Editorials: Accusation against a Priest
February 14, 2006
People can mine a number of reasons not to believe the allegation of an 18-year-old woman that a priest raped her a number of times, the first one in 2005.
Conspiracy theorists, for example, have already presented one line, the socio-political angle: the priest has been vocal in his opposition to some proposed government projects and the allegation is both payback and a way to ease him out of the scene.
Others have been simplistic: maybe the girl wanted money.
For those who believe in the socio-political angle, however, the allegation presupposes the following:
One, that those behind the government projects consider the priest a major stumbling block, are incensed at him and are so devious they cannot stop themselves from plotting the cleric's fall and implementing it.
Two, that the woman was daring enough to accept being used as pawn, does not have any qualms about how people may perceive her and consider herself wily to be able to withstand the subsequent interrogations she would have to endure.
As for the money theory, there's also this standing argument for the accuser: whether any woman would risk tangling with a member of a powerful institution and open herself up to public ridicule for all the money in the world.
What this means is that, at this stage, supporters of both the accuser and the accused can come up with their own spins on the case and be believable, at least, to a certain degree.

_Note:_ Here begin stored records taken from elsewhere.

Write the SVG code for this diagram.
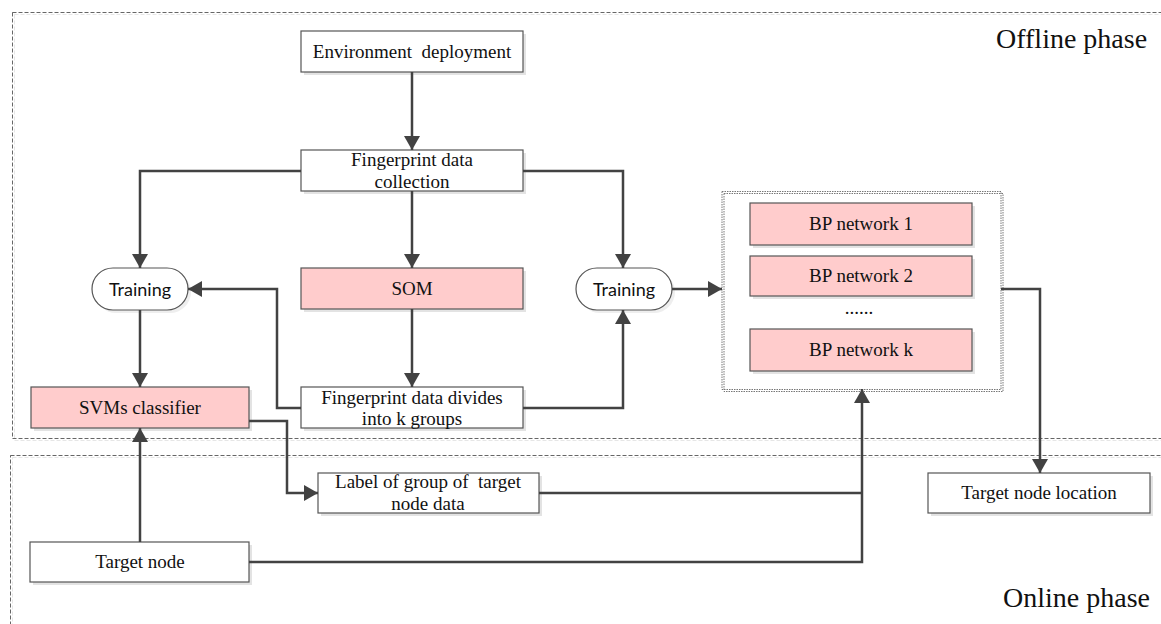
<svg xmlns="http://www.w3.org/2000/svg" width="1161" height="624" viewBox="0 0 1161 624">
<style>
.box{fill:#fff;stroke:#555;stroke-width:1.2}
.pink{fill:#ffcccc;stroke:#555;stroke-width:1.2}
.sh{fill:#e3e3e3;stroke:none}
.t{font-family:"Liberation Serif","Times New Roman",serif;font-size:19px;fill:#111;text-anchor:middle}
.ts{font-family:Lato,"Open Sans",sans-serif;font-size:18px;fill:#111;text-anchor:middle}
.ph{font-family:"Liberation Serif","Times New Roman",serif;font-size:28px;fill:#111}
.c{fill:none;stroke:#424242;stroke-width:2.5}
.dash{fill:none;stroke:#666;stroke-width:1;stroke-dasharray:4 2}
.dashsh{fill:none;stroke:#e6e6e6;stroke-width:1;stroke-dasharray:4 2}
.dot{fill:none;stroke:#777;stroke-width:1;stroke-dasharray:1.5 1}
</style>
<defs>
<marker id="ah" markerUnits="userSpaceOnUse" markerWidth="16" markerHeight="16" refX="14" refY="8" orient="auto">
<path d="M0,0 L14,8 L0,16 z" fill="#424242"/>
</marker>
</defs>
<rect width="1161" height="624" fill="#fff"/>
<g id="offline-phase">
<rect x="14.5" y="14.5" width="1160" height="426" class="dashsh"/>
<rect x="12.5" y="12.5" width="1160" height="426" class="dash"/>
<text x="996" y="48" class="ph">Offline phase</text>
</g>
<g id="online-phase">
<rect x="12.5" y="457.5" width="1160" height="200" class="dashsh"/>
<rect x="10.5" y="455.5" width="1160" height="200" class="dash"/>
<text x="1003" y="607" class="ph">Online phase</text>
</g>
<g id="env">
<rect x="304" y="34" width="222" height="41" class="sh"/>
<rect x="301" y="31" width="222" height="41" class="box"/>
<text x="412" y="58" class="t" xml:space="preserve">Environment  deployment</text>
</g>
<g id="fdc">
<rect x="304" y="153" width="222" height="41" class="sh"/>
<rect x="301" y="150" width="222" height="41" class="box"/>
<text x="412" y="166" class="t">Fingerprint data</text>
<text x="412" y="188" class="t">collection</text>
</g>
<g id="training1">
<rect x="95" y="271" width="96" height="42" rx="21" class="sh" fill-opacity="0.6"/>
<rect x="92" y="268" width="96" height="42" rx="21" class="box"/>
<text x="140" y="296" class="ts">Training</text>
</g>
<g id="som">
<rect x="304" y="271" width="222" height="41" class="sh"/>
<rect x="301" y="268" width="222" height="41" class="pink"/>
<text x="412" y="295" class="t">SOM</text>
</g>
<g id="training2">
<rect x="579" y="271" width="96" height="42" rx="21" class="sh" fill-opacity="0.6"/>
<rect x="576" y="268" width="96" height="42" rx="21" class="box"/>
<text x="624" y="296" class="ts">Training</text>
</g>
<g id="svms">
<rect x="34" y="390" width="218" height="41" class="sh"/>
<rect x="31" y="387" width="218" height="41" class="pink"/>
<text x="140" y="414" class="t">SVMs classifier</text>
</g>
<g id="fdk">
<rect x="304" y="390" width="222" height="41" class="sh"/>
<rect x="301" y="387" width="222" height="41" class="box"/>
<text x="412" y="404" class="t">Fingerprint data divides</text>
<text x="412" y="425" class="t">into k groups</text>
</g>
<g id="bp-group">
<rect x="724" y="193.5" width="279" height="198" class="dot" stroke="#e0e0e0"/>
<rect x="722" y="191.5" width="279" height="198" class="dot"/>
<rect x="753" y="206" width="222" height="42" class="sh"/>
<rect x="750" y="203" width="222" height="42" class="pink"/>
<text x="861" y="230" class="t">BP network 1</text>
<rect x="753" y="259" width="222" height="40" class="sh"/>
<rect x="750" y="256" width="222" height="40" class="pink"/>
<text x="861" y="282" class="t">BP network 2</text>
<text x="859" y="314" class="t">......</text>
<rect x="753" y="332" width="222" height="42" class="sh"/>
<rect x="750" y="329" width="222" height="42" class="pink"/>
<text x="861" y="356" class="t">BP network k</text>
</g>
<g id="label">
<rect x="321" y="476" width="221" height="40" class="sh"/>
<rect x="318" y="473" width="221" height="40" class="box"/>
<text x="428" y="488" class="t" xml:space="preserve">Label of group of  target</text>
<text x="428" y="510" class="t">node data</text>
</g>
<g id="target-node">
<rect x="33" y="545" width="219" height="40" class="sh"/>
<rect x="30" y="542" width="219" height="40" class="box"/>
<text x="140" y="568" class="t">Target node</text>
</g>
<g id="target-location">
<rect x="931" y="476" width="222" height="40" class="sh"/>
<rect x="928" y="473" width="222" height="40" class="box"/>
<text x="1039" y="499" class="t">Target node location</text>
</g>
<g id="connectors">
<path d="M412,72 V150" class="c" marker-end="url(#ah)"/>
<path d="M301,171 H140 V268" class="c" marker-end="url(#ah)"/>
<path d="M412,191 V268" class="c" marker-end="url(#ah)"/>
<path d="M523,171 H623 V268" class="c" marker-end="url(#ah)"/>
<path d="M412,309 V387" class="c" marker-end="url(#ah)"/>
<path d="M140,310 V387" class="c" marker-end="url(#ah)"/>
<path d="M301,408 H277 V289 H188" class="c" marker-end="url(#ah)"/>
<path d="M523,408 H623 V310" class="c" marker-end="url(#ah)"/>
<path d="M672,289 H722" class="c" marker-end="url(#ah)"/>
<path d="M1001,289 H1040 V473" class="c" marker-end="url(#ah)"/>
<path d="M249,421 H287 V493 H318" class="c" marker-end="url(#ah)"/>
<path d="M539,493 H862" class="c"/>
<path d="M249,562 H862 V389" class="c" marker-end="url(#ah)"/>
<path d="M140,542 V428" class="c" marker-end="url(#ah)"/>
</g>
</svg>
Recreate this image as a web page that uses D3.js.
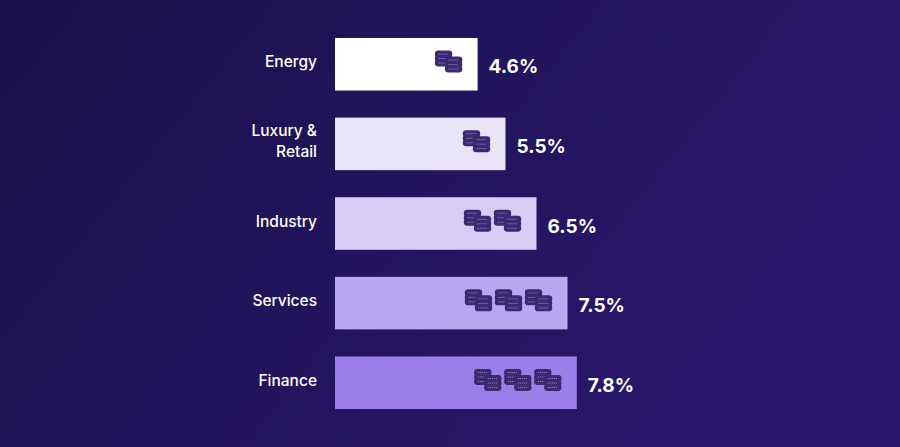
<!DOCTYPE html><html><head><script src="https://cdn.jsdelivr.net/npm/d3@7"></script>
<style>body{margin:0}svg{display:block}</style></head><body><svg id="c" width="900" height="447"></svg>
<script>
const categories=["Energy","Luxury &\nRetail","Industry","Services","Finance"];
const values=[4.6,5.5,6.5,7.5,7.8];
const coins=[1,1,2,3,3];
const labels=["4.6%","5.5%","6.5%","7.5%","7.8%"];
const colors=["#ffffff","#e9e4f6","#d7ccf6","#b9a8f0","#9a7fe8"];
const svg=d3.select("#c");
const defs=svg.append("defs");
const g=defs.append("linearGradient").attr("id","bg").attr("x1","0").attr("y1","0").attr("x2","1").attr("y2","0.4");
g.append("stop").attr("offset","0").attr("stop-color","#1a1148");
g.append("stop").attr("offset","1").attr("stop-color","#2a176e");
svg.append("rect").attr("width",900).attr("height",447).attr("fill","url(#bg)");
const x=d3.scaleLinear().domain([0,1]).range([335,366]);
const y=d3.scaleBand().domain(d3.range(5)).range([38,409]).paddingInner(0.34);
function coin(sel,cx,cy){
  for(let k=0;k<3;k++){
    sel.append("rect").attr("x",cx-8).attr("y",cy-8+k*4.5).attr("width",16).attr("height",5.5).attr("rx",2.7)
      .attr("fill","#3b2a70").attr("stroke","#3b2a70").attr("stroke-width",1.5);
    sel.append("line").attr("x1",cx-5).attr("x2",cx+5).attr("y1",cy-5.2+k*4.5).attr("y2",cy-5.2+k*4.5)
      .attr("stroke","#b9a8f0").attr("stroke-width",0.8).attr("stroke-dasharray","1,1");
  }
}
function icon(sel,x0,y0){
  coin(sel,x0+8,y0+6);coin(sel,x0+18,y0+12);
}
values.forEach((v,i)=>{
  const yy=y(i),h=y.bandwidth(),x1=x(v);
  svg.append("rect").attr("x",x(0)).attr("y",yy).attr("width",x1-x(0)).attr("height",h).attr("fill",colors[i]);
  const n=coins[i];
  for(let j=0;j<n;j++){
    const ix=x1-12-(n-j)*30;
    icon(svg.append("g"),ix,yy+h/2-11);
  }
  svg.append("text").attr("x",x1+11).attr("y",yy+h/2+9).attr("fill","#fff").attr("font-family","Inter, sans-serif")
    .attr("font-weight",700).attr("font-size",19).text(labels[i]);
  const lines=categories[i].split("\n");
  const t=svg.append("text").attr("text-anchor","end").attr("fill","#fff").attr("font-family","Inter, sans-serif").attr("font-weight",500).attr("font-size",15.5);
  lines.forEach((l,k)=>t.append("tspan").attr("x",317).attr("y",yy+h/2+3+(k-(lines.length-1)/2)*21).text(l));
});
</script></body></html>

But opposing sides voicing arguments and counter-arguments won't serve the interest of the truth; allowing the judicial system to roll with the least interference may.
It is good that the Cebu archdiocese, through its presbyteral council, has started investigating the accusation, although there are fears the probe's report might end up contradicting whatever the prosecutors, and eventually the court, would come up with.
But it would be even better if the faithful, especially in the diocese where the priest is serving, also rein in their emotions and not demonize the accusation even before all the facts are in.
Social pressure can also scuttle the search for truth as it can push the accuser to give up the fight even if she may really have a case against the priest.
The wheels of justice, in this instance, have not even turned; the best thing to do, as of the moment, is maybe to move back and allow it to start rolling.